Clélia - Este é nosso cerne, é nossa vocação, é a nossa responsabilidade e não podemos continuar nos esquivando de entender de que somos a linha de frente agora! E, isto nada tem a ver com sermos alienados ou não compreendermos que, agora mais do que nunca precisamos lutar intensamente pela manutenção dos nossos direitos trabalhistas, contra governos oportunistas que fazem das dores e sofrimento de uma sociedade inteira na pandemia o "pano de fundo ideal" que necessitam para se colocar a sociedade contra os servidores públicos! Ao contrário disto... É justamente a clareza da nossa importância social e do quanto podemos fazer em cada sala de aula, em toda a nossa cidade, que nos traz o senso de urgência.
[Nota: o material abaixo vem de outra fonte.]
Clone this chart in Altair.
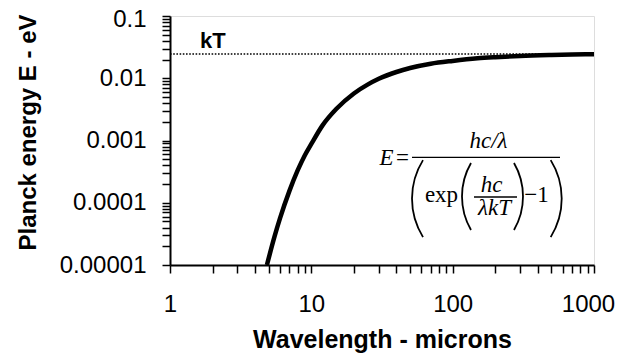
import math
import altair as alt
import pandas as pd

# ---- data ----
wavelength = [4.85, 5.5, 6, 7, 8, 9, 10, 12, 15, 20, 25, 30, 40, 50, 70,
              100, 150, 200, 300, 500, 700, 1000]
energy = [1.0e-5, 2.9e-5, 5.6e-5, 1.55e-4, 3.3e-4, 5.8e-4, 8.8e-4, 1.75e-3,
          3.2e-3, 5.7e-3, 7.9e-3, 9.8e-3, 0.0126, 0.0146, 0.0171, 0.0190,
          0.0209, 0.0218, 0.0228, 0.0236, 0.0240, 0.0243]
kT_value = 0.0246
kT_span = [1, 1000]
x_major = [1, 10, 100, 1000]
y_major = [0.00001, 0.0001, 0.001, 0.01, 0.1]

x_ticks = [m * 10 ** e for e in range(0, 3) for m in range(1, 10)] + [1000]
y_ticks = [float(f"{m}e{e}") for e in range(-5, -1) for m in range(1, 10)] + [0.1]

curve_df = pd.DataFrame({"lam": wavelength, "E": energy})
kt_df = pd.DataFrame({"lam": [kT_span[0]], "lam2": [kT_span[1]], "E": [kT_value]})

W, H = 424, 249
xs = alt.Scale(type="log", domain=[1, 1000], nice=False)
ys = alt.Scale(type="log", domain=[0.00001, 0.1], nice=False)

common_axis = dict(tickSize=8, tickWidth=1.5, tickColor="black", domainColor="black",
                   domainWidth=2, labelFontSize=24, labelColor="black",
                   labelFont="Liberation Sans", labelOverlap=False, labelFlush=False,
                   grid=False, titleFont="Liberation Sans", titleFontWeight="bold",
                   titleColor="black")

x_axis = alt.Axis(values=x_ticks, format="d",
                  labelExpr="indexof(" + str(x_major) + ", datum.value) >= 0 ? datum.label : ''",
                  labelOffset={"condition": {"test": "datum.value == 1000", "value": -6}, "value": 0},
                  labelPadding=19, title="Wavelength - microns", titleFontSize=25,
                  titleBaseline="alphabetic", titleY=82, **common_axis)
y_axis = alt.Axis(values=y_ticks, format=".5~f",
                  labelExpr="indexof([1e-05, 0.0001, 0.001, 0.01, 0.1], datum.value) >= 0 ? datum.label : ''",
                  labelOffset={"condition": {"test": "datum.value == 0.1", "value": 3.5}, "value": 0},
                  labelPadding=16, title="Planck energy E - eV", titleFontSize=24,
                  titleAngle=270, titleBaseline="alphabetic", titleAlign="center",
                  titleX=-135, titleY=116, **common_axis)

curve = alt.Chart(curve_df).mark_line(color="black", strokeWidth=4.5, interpolate="monotone").encode(
    x=alt.X("lam:Q", scale=xs, axis=x_axis),
    y=alt.Y("E:Q", scale=ys, axis=y_axis),
)
kt_line = alt.Chart(kt_df).mark_rule(color="black", strokeWidth=1.5, strokeDash=[1.6, 1.6]).encode(
    x=alt.X("lam:Q", scale=xs), x2="lam2:Q", y=alt.Y("E:Q", scale=ys)
)

layers = [kt_line, curve]


def text_layer(txt, x, y, size, font="Liberation Serif", style="normal", weight="normal", align="center"):
    return alt.Chart(pd.DataFrame({"t": [txt]})).mark_text(
        font=font, fontSize=size, fontStyle=style, fontWeight=weight, align=align,
        baseline="alphabetic", color="black"
    ).encode(text="t:N", x=alt.value(x), y=alt.value(y))


def bar_layer(x1, x2, y, w=1.3):
    return alt.Chart(pd.DataFrame({"t": [0]})).mark_rule(color="black", strokeWidth=w).encode(
        x=alt.value(x1), x2=alt.value(x2), y=alt.value(y))


def paren_layer(edge, yc, h, s, left=True, t=1.8):
    R = (h * h / 4 + s * s) / (2 * s)
    a = math.asin((h / 2) / R)
    if left:
        cx = edge + R
        mid = 3 * math.pi / 2
    else:
        cx = edge - R
        mid = math.pi / 2
    return alt.Chart(pd.DataFrame({"t": [0]})).mark_arc(color="black").encode(
        x=alt.value(cx), y=alt.value(yc),
        theta=alt.value(mid - a), theta2=alt.value(mid + a),
        radius=alt.value(R + t / 2), radius2=alt.value(R - t / 2))


# kT label
layers.append(text_layer("kT", 30, 32, 22, font="Liberation Sans", weight="bold", align="left"))

# formula
fs = 23
layers += [
    text_layer("E", 216.5, 149, fs, style="italic"),
    text_layer("=", 232.5, 149, fs),
    bar_layer(242, 390, 141.3),
    text_layer("hc/λ", 318.5, 132, fs, style="italic"),
    paren_layer(242, 182.6, 77, 11, left=True),
    paren_layer(391.7, 182.6, 77, 11, left=False),
    text_layer("exp", 271.5, 186, fs),
    paren_layer(292, 180.5, 67, 9, left=True),
    paren_layer(353, 180.5, 67, 9, left=False),
    text_layer("hc", 321.5, 176, fs, style="italic"),
    bar_layer(304, 347, 181),
    text_layer("λkT", 324.5, 199, fs, style="italic"),
    text_layer("−1", 366.5, 186, fs),
]

chart = alt.layer(*layers).properties(
    width=W, height=H,
    autosize=alt.AutoSizeParams(type="none"),
    padding={"left": 162, "top": 8, "right": 21, "bottom": 88},
).configure_view(stroke="black", strokeWidth=2).configure(font="Liberation Sans")

chart.save("out.html", embed_options={"renderer": "svg", "actions": False})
Exigirmos que mais e mais crianças e adolescentes estejam vacinados, assim como todo o efetivo de profissionais de educação, inclusive com a dose de reforço, esta deve ser uma de nossas metas e recebermos a totalidade de nossos alunos para nossas salas de aula para que lhes possamos assegurar seus direitos de sonhar também! 

"Aproveito esta rara oportunidade para publicizar meu agradecimento e parabenizar a toda a equipe da EMEF Jornalista Millor Fernandes, pelo empenho, pelo conjunto de ações conscientes e planejadas com um único objetivo: de fazer o melhor possível pelos nossos alunos e nossa comunidade escolar em tempos tão difíceis!", sublinha Clélia.

Logística de entrega de tablets também ajudou no engajamento das famílias, lembra coordenadora pedagógica

A chegada dos tablets ajudou a localizar muitos alunos e a recolocá-los no processo de ensino e aprendizagem da escola, conta a diretora. A coordenadora Regina Aparecida Paulo Lyrio descreve como foi o processo de entrega dos tablets, já que ficou à frente da logística de distribuição. 

Regina assinala que assim que foram informadas sobre a chegada dos tablets na escola e da necessidade de sua distribuição imediata, buscaram se apropriar das condições da tarefa à frente. Com a valiosa ajuda e conhecimento do POED Prof. Pedro, foi feita uma planilha em que cruzaram dados numéricos dos tablets e código EOL de cerca de 840 alunos. Numa força tarefa, em uma semana a planilha estava pronta e os tablets identificados.

A coordenação organizou então a entrega dos tablets, informando as famílias através do whatsapp, com as orientações sobre a necessidade da presença do responsável portanto documento com foto, em dia e horário pré-estabelecidos. Durante a semana de 19 a 23 de abril de 2021, foram distribuídos cerca de 600 tablets.

Vale ressaltar que não havia ainda tablets para todos e a entrega incluiu a distribuição de cestas básicas que também não eram para todos os alunos, de modo que foi necessário um minucioso levantamento de quais alunos estavam fora da lista e de avisar a essas famílias em particular, para evitar transtornos e frustrações, destaca a coordenadora. "Uma logística eficiente com uma equipe antenada e comprometida permitiu que fôssemos a primeira escola da região a entregar cerca de 70% dos tablets ainda em abril", conta.